◆ PROBLEM REQUIREMENTS ◆
Retype, word for word, the lines between the ones holding "Convert this chart to D3.js code." and "0.93, 0.973, 0.973, 1, 1];", inclusive; pictures stay out of the copy.

◆ GIVEN RECORDS ◆
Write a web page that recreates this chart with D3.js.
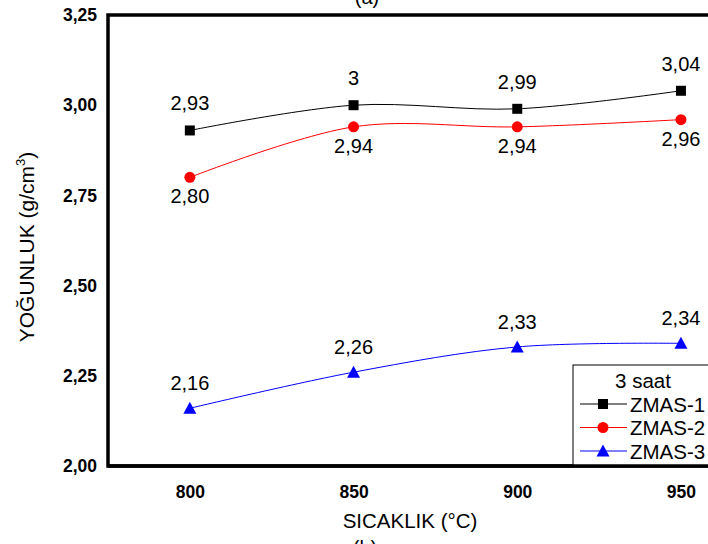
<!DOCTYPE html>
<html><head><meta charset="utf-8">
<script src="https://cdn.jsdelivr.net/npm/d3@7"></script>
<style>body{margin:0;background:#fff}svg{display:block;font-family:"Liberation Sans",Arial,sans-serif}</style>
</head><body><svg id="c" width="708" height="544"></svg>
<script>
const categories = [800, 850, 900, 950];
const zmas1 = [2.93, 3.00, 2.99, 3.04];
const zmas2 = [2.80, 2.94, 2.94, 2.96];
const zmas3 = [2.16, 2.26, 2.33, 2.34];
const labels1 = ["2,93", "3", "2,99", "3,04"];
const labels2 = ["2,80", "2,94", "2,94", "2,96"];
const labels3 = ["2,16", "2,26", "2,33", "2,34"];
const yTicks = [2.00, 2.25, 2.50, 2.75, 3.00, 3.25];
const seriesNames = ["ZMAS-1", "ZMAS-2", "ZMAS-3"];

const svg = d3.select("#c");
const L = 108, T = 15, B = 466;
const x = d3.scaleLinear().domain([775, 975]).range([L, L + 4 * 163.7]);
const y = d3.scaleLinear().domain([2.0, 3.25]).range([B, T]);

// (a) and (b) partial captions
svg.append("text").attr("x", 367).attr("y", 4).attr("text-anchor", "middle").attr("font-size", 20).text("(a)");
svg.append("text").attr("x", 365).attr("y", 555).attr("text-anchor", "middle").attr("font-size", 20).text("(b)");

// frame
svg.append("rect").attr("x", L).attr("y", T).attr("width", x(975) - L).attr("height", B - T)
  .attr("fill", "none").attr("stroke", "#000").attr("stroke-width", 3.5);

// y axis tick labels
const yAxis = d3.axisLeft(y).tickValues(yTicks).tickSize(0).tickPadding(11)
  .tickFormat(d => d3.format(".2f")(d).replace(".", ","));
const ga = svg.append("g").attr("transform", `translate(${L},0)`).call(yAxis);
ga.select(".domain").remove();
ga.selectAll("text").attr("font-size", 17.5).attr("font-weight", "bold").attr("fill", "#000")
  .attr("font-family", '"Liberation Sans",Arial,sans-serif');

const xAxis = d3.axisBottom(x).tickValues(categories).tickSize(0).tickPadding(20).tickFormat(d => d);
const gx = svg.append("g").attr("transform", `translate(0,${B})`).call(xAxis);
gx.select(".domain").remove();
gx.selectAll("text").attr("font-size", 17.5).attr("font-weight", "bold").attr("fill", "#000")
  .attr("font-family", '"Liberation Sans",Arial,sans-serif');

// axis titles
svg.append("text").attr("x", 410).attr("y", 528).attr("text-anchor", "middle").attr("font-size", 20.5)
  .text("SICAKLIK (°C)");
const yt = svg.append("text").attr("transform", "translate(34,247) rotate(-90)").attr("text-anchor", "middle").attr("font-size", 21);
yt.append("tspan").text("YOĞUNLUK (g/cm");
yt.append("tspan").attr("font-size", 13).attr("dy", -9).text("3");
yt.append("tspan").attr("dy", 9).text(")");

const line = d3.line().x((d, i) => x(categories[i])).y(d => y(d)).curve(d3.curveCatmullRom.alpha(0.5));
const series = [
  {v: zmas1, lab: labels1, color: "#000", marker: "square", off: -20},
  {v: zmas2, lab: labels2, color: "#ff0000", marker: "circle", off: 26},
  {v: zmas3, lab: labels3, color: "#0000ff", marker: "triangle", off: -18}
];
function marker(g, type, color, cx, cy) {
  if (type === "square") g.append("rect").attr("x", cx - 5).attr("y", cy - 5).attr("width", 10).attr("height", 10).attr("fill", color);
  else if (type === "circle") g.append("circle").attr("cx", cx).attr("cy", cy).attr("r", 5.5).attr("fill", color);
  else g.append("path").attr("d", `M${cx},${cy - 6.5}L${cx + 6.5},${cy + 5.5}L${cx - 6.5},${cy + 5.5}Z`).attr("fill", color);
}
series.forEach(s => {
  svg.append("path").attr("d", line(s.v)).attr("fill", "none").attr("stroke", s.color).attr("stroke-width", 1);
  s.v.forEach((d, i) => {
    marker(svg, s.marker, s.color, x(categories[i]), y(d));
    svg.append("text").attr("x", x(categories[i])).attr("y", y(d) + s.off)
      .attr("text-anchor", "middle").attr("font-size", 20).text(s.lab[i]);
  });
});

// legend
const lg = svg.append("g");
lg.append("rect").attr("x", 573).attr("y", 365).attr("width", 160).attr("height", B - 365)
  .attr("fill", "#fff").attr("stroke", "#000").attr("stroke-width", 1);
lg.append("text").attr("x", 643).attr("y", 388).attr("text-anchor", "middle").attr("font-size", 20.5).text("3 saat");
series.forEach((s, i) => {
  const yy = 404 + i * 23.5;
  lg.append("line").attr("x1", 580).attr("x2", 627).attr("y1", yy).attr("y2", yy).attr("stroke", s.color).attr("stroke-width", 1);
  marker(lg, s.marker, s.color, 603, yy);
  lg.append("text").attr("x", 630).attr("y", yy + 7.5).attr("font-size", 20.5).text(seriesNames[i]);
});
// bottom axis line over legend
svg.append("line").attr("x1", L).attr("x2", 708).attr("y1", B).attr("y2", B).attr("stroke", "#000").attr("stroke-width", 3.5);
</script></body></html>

...

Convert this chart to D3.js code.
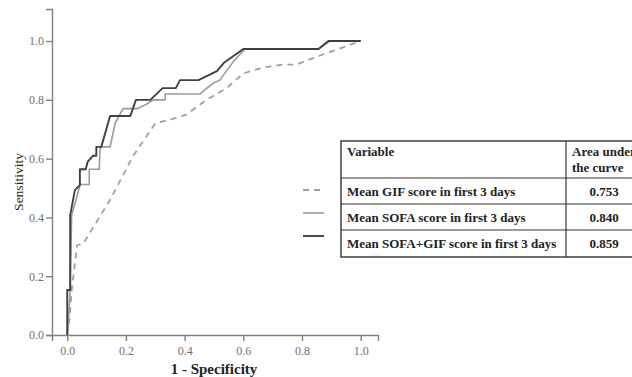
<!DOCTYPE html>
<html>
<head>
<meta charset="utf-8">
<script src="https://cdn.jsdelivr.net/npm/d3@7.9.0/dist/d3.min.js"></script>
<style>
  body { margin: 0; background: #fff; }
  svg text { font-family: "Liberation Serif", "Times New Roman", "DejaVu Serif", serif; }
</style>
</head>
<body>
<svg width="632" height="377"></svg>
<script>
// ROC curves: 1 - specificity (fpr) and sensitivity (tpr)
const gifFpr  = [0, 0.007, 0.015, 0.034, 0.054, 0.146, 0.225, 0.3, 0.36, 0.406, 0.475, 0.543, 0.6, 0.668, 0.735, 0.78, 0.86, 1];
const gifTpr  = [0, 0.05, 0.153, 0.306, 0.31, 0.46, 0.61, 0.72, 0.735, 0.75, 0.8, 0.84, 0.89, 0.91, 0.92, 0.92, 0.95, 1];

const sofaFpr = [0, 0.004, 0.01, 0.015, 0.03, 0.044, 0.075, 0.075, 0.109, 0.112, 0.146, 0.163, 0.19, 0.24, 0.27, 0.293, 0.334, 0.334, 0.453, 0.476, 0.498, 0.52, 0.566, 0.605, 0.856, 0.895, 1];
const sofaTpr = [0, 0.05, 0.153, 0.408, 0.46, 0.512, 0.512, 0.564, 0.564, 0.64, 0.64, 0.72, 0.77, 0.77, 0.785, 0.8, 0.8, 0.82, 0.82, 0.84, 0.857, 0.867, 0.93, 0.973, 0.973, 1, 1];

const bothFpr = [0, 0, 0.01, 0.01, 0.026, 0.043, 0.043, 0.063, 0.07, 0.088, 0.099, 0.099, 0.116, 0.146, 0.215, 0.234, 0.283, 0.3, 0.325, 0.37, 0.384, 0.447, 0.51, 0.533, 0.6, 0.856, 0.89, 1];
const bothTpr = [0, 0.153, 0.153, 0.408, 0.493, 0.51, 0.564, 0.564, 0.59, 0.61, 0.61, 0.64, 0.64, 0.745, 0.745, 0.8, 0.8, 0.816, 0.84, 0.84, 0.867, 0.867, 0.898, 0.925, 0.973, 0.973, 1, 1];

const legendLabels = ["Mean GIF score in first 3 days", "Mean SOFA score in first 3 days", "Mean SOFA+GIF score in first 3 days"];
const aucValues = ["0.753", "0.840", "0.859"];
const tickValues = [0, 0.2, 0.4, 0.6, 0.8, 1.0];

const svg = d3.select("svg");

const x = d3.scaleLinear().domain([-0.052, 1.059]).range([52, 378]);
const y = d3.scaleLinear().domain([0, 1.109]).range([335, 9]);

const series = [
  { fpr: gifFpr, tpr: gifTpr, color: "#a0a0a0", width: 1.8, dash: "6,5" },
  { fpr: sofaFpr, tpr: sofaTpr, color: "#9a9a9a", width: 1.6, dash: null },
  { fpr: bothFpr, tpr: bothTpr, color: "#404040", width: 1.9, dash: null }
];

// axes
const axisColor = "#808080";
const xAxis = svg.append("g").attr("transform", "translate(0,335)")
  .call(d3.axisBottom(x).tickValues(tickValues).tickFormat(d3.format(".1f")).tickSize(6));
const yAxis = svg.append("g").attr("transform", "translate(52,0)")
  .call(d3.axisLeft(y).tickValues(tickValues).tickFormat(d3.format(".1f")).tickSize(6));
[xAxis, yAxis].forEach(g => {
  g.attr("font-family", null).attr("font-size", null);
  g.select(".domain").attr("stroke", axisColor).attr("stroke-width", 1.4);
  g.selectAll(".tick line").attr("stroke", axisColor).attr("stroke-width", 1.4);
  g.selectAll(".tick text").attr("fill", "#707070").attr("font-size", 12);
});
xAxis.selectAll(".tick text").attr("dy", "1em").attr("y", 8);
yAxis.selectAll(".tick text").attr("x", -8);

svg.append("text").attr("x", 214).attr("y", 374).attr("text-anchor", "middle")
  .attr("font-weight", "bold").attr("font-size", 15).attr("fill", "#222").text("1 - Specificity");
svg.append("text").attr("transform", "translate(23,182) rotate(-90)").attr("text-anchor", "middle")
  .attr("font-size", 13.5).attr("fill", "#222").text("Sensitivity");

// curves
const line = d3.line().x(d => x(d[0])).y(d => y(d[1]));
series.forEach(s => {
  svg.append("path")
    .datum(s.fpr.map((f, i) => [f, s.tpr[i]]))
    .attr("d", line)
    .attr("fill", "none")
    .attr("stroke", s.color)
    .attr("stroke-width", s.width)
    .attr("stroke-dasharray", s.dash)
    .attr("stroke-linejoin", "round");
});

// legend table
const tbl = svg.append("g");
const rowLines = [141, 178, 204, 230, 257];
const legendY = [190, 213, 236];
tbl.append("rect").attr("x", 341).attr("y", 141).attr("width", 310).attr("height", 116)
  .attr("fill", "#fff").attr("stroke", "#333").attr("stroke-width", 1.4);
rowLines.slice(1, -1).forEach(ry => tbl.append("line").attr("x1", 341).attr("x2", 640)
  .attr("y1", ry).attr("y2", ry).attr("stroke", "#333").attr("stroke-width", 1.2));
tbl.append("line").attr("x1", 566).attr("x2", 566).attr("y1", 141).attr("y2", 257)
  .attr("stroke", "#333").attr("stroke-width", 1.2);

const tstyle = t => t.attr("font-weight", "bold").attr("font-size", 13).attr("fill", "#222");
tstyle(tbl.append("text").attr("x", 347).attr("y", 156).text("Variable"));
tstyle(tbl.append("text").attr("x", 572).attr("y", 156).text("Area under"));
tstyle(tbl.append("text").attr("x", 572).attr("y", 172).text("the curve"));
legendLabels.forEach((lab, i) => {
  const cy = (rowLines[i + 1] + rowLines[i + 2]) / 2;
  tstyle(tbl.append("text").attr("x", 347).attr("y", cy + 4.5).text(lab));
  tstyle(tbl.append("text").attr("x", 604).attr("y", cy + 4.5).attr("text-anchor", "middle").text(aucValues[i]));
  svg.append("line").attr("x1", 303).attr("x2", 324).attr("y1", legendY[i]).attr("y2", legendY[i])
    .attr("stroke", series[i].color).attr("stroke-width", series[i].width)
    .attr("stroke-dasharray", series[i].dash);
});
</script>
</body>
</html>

◆ FINISHED EXERCISE ◆
Convert this chart to D3.js code.
<!DOCTYPE html>
<html>
<head>
<meta charset="utf-8">
<script src="https://cdn.jsdelivr.net/npm/d3@7.9.0/dist/d3.min.js"></script>
<style>
  body { margin: 0; background: #fff; }
  svg text { font-family: "Liberation Serif", "Times New Roman", "DejaVu Serif", serif; }
</style>
</head>
<body>
<svg width="632" height="377"></svg>
<script>
// ROC curves: 1 - specificity (fpr) and sensitivity (tpr)
const gifFpr  = [0, 0.007, 0.015, 0.034, 0.054, 0.146, 0.225, 0.3, 0.36, 0.406, 0.475, 0.543, 0.6, 0.668, 0.735, 0.78, 0.86, 1];
const gifTpr  = [0, 0.05, 0.153, 0.306, 0.31, 0.46, 0.61, 0.72, 0.735, 0.75, 0.8, 0.84, 0.89, 0.91, 0.92, 0.92, 0.95, 1];

const sofaFpr = [0, 0.004, 0.01, 0.015, 0.03, 0.044, 0.075, 0.075, 0.109, 0.112, 0.146, 0.163, 0.19, 0.24, 0.27, 0.293, 0.334, 0.334, 0.453, 0.476, 0.498, 0.52, 0.566, 0.605, 0.856, 0.895, 1];
const sofaTpr = [0, 0.05, 0.153, 0.408, 0.46, 0.512, 0.512, 0.564, 0.564, 0.64, 0.64, 0.72, 0.77, 0.77, 0.785, 0.8, 0.8, 0.82, 0.82, 0.84, 0.857, 0.867, 0.93, 0.973, 0.973, 1, 1];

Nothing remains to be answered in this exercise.